*Exercise requirements*. Print exactly, please, the lines from the top of the entries below up to and including the line with "0.0004, 0.0005, 0.0006];", and nothing else; pictures are excluded.
- - - -
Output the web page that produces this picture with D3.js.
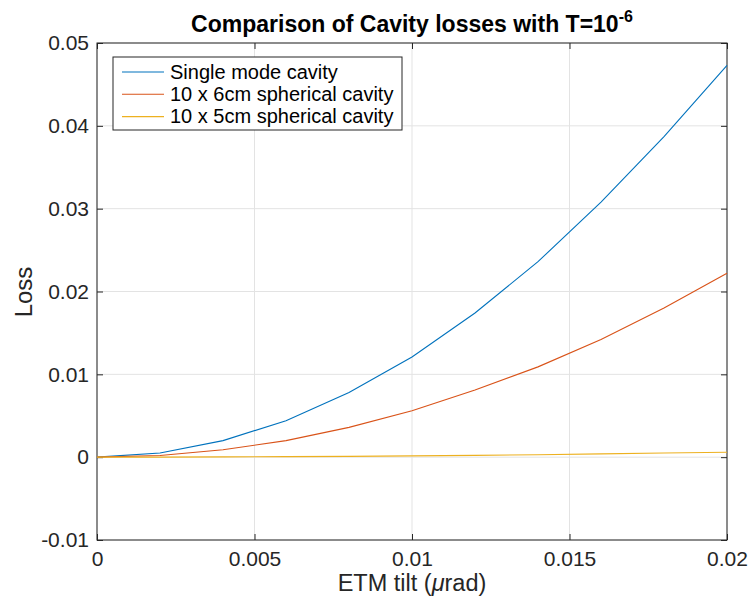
<!DOCTYPE html>
<html>
<head>
<meta charset="utf-8">
<script src="https://cdn.jsdelivr.net/npm/d3@7"></script>
<style>
  html, body { margin: 0; padding: 0; background: #fff; }
  svg text { font-family: "Liberation Sans", Arial, Helvetica, sans-serif; }
</style>
</head>
<body>
<svg id="chart" width="750" height="600"></svg>
<script>
// ETM tilt samples (µrad) and loss per cavity type
const tilt = [0, 0.002, 0.004, 0.006, 0.008, 0.010, 0.012, 0.014, 0.016, 0.018, 0.020];
const singleMode = [0, 0.0005, 0.0020, 0.0044, 0.0078, 0.0121, 0.0174, 0.0236, 0.0308, 0.0387, 0.0473];
const sph6cm = [0, 0.0002, 0.0009, 0.0020, 0.0036, 0.0056, 0.0081, 0.0109, 0.0142, 0.0180, 0.0222];
const sph5cm = [0, 0.00001, 0.00003, 0.00006, 0.0001, 0.00015, 0.00022, 0.0003, 0.0004, 0.0005, 0.0006];

const seriesNames = ["Single mode cavity", "10 x 6cm spherical cavity", "10 x 5cm spherical cavity"];
const seriesColors = ["#0072BD", "#D95319", "#EDB120"];

const xTicks = [0, 0.005, 0.01, 0.015, 0.02];
const xTickLabels = ["0", "0.005", "0.01", "0.015", "0.02"];
const yTicks = [-0.01, 0, 0.01, 0.02, 0.03, 0.04, 0.05];
const yTickLabels = ["-0.01", "0", "0.01", "0.02", "0.03", "0.04", "0.05"];

(function () {
  const svg = d3.select("#chart");
  const pL = 97, pR = 727, pT = 43, pB = 540;

  const x = d3.scaleLinear().domain([0, 0.02]).range([pL, pR]);
  const y = d3.scaleLinear().domain([-0.01, 0.05]).range([pB, pT]);

  const axisColor = "#262626";
  const gridColor = "#e3e3e3";
  const font = "'Liberation Sans', Arial, sans-serif";

  // grid
  const grid = svg.append("g");
  grid.selectAll(".gx").data(xTicks).enter().append("line")
    .attr("x1", d => x(d)).attr("x2", d => x(d))
    .attr("y1", pT).attr("y2", pB)
    .attr("stroke", gridColor).attr("stroke-width", 1);
  grid.selectAll(".gy").data(yTicks).enter().append("line")
    .attr("x1", pL).attr("x2", pR)
    .attr("y1", d => y(d)).attr("y2", d => y(d))
    .attr("stroke", gridColor).attr("stroke-width", 1);

  // axes with inward ticks on all four sides
  const tickLen = 6;
  const xf = d => xTickLabels[xTicks.indexOf(d)];
  const yf = d => yTickLabels[yTicks.indexOf(d)];

  const axB = svg.append("g").attr("transform", `translate(0,${pB})`)
    .call(d3.axisBottom(x).tickValues(xTicks).tickFormat(xf).tickSizeInner(-tickLen).tickSizeOuter(0).tickPadding(10));
  const axT = svg.append("g").attr("transform", `translate(0,${pT})`)
    .call(d3.axisTop(x).tickValues(xTicks).tickFormat("").tickSizeInner(-tickLen).tickSizeOuter(0));
  const axL = svg.append("g").attr("transform", `translate(${pL},0)`)
    .call(d3.axisLeft(y).tickValues(yTicks).tickFormat(yf).tickSizeInner(-tickLen).tickSizeOuter(0).tickPadding(8));
  const axR = svg.append("g").attr("transform", `translate(${pR},0)`)
    .call(d3.axisRight(y).tickValues(yTicks).tickFormat("").tickSizeInner(-tickLen).tickSizeOuter(0));

  [axB, axT, axL, axR].forEach(a => {
    a.select(".domain").remove();
    a.selectAll(".tick line").attr("stroke", axisColor).attr("stroke-width", 1);
    a.selectAll(".tick text").attr("fill", axisColor).attr("font-size", 21)
      .attr("font-family", font);
  });
  // bottom labels: place baseline explicitly
  axB.selectAll(".tick text").attr("dy", null).attr("y", 26);
  axL.selectAll(".tick text").attr("x", -8);

  // box
  svg.append("rect").attr("x", pL).attr("y", pT)
    .attr("width", pR - pL).attr("height", pB - pT)
    .attr("fill", "none").attr("stroke", axisColor).attr("stroke-width", 1);

  // lines
  const allSeries = [singleMode, sph6cm, sph5cm];
  const line = d3.line().x((d, i) => x(tilt[i])).y(d => y(d));
  allSeries.forEach((s, k) => {
    svg.append("path").datum(s)
      .attr("d", line)
      .attr("fill", "none")
      .attr("stroke", seriesColors[k])
      .attr("stroke-width", 1.1);
  });

  // legend
  const lg = svg.append("g");
  lg.append("rect").attr("x", 113).attr("y", 57).attr("width", 289).attr("height", 73)
    .attr("fill", "#fff").attr("stroke", axisColor).attr("stroke-width", 1);
  seriesNames.forEach((n, k) => {
    const yy = 72 + k * 22.3;
    lg.append("line").attr("x1", 122).attr("x2", 164).attr("y1", yy).attr("y2", yy)
      .attr("stroke", seriesColors[k]).attr("stroke-width", 1.1);
    lg.append("text").attr("x", 170).attr("y", yy + 6.5).attr("font-size", 20)
      .attr("fill", "#000").text(n);
  });

  // title
  const title = svg.append("text").attr("x", 412).attr("y", 32)
    .attr("text-anchor", "middle").attr("font-size", 23).attr("font-weight", "bold").attr("fill", "#000");
  title.append("tspan").text("Comparison of Cavity losses with T=10");
  title.append("tspan").attr("dy", -10).attr("font-size", 16).text("-6");

  // axis labels
  const xl = svg.append("text").attr("x", 412).attr("y", 591)
    .attr("text-anchor", "middle").attr("font-size", 23.5).attr("fill", axisColor);
  xl.append("tspan").text("ETM tilt (");
  xl.append("tspan").attr("font-style", "italic").text("\u03bc");
  xl.append("tspan").text("rad)");

  svg.append("text").attr("transform", "translate(32,292) rotate(-90)")
    .attr("text-anchor", "middle").attr("font-size", 24).attr("fill", axisColor).text("Loss");
})();
</script>
</body>
</html>
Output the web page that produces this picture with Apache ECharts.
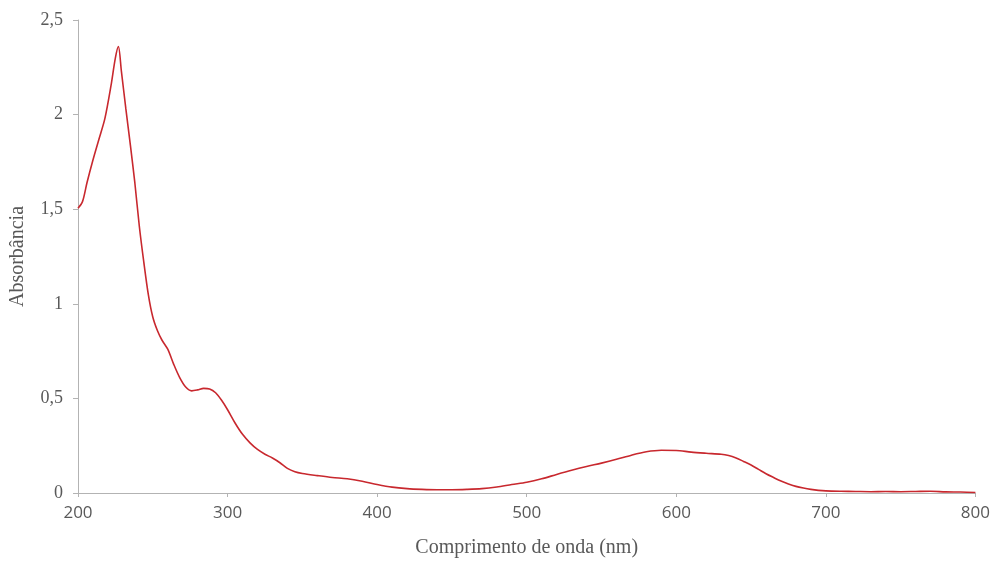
- - - -
*Answer to this exercise*.
Output the web page that produces this picture with D3.js.
<!DOCTYPE html>
<html>
<head>
<meta charset="utf-8">
<script src="https://cdn.jsdelivr.net/npm/d3@7"></script>
<style>
  html, body { margin: 0; padding: 0; background: #fff; }
  svg text { font-family: "Liberation Sans", Arial, Helvetica, sans-serif; }
</style>
</head>
<body>
<svg id="chart" width="750" height="600"></svg>
<script>
// ETM tilt samples (µrad) and loss per cavity type
const tilt = [0, 0.002, 0.004, 0.006, 0.008, 0.010, 0.012, 0.014, 0.016, 0.018, 0.020];
const singleMode = [0, 0.0005, 0.0020, 0.0044, 0.0078, 0.0121, 0.0174, 0.0236, 0.0308, 0.0387, 0.0473];
const sph6cm = [0, 0.0002, 0.0009, 0.0020, 0.0036, 0.0056, 0.0081, 0.0109, 0.0142, 0.0180, 0.0222];
const sph5cm = [0, 0.00001, 0.00003, 0.00006, 0.0001, 0.00015, 0.00022, 0.0003, 0.0004, 0.0005, 0.0006];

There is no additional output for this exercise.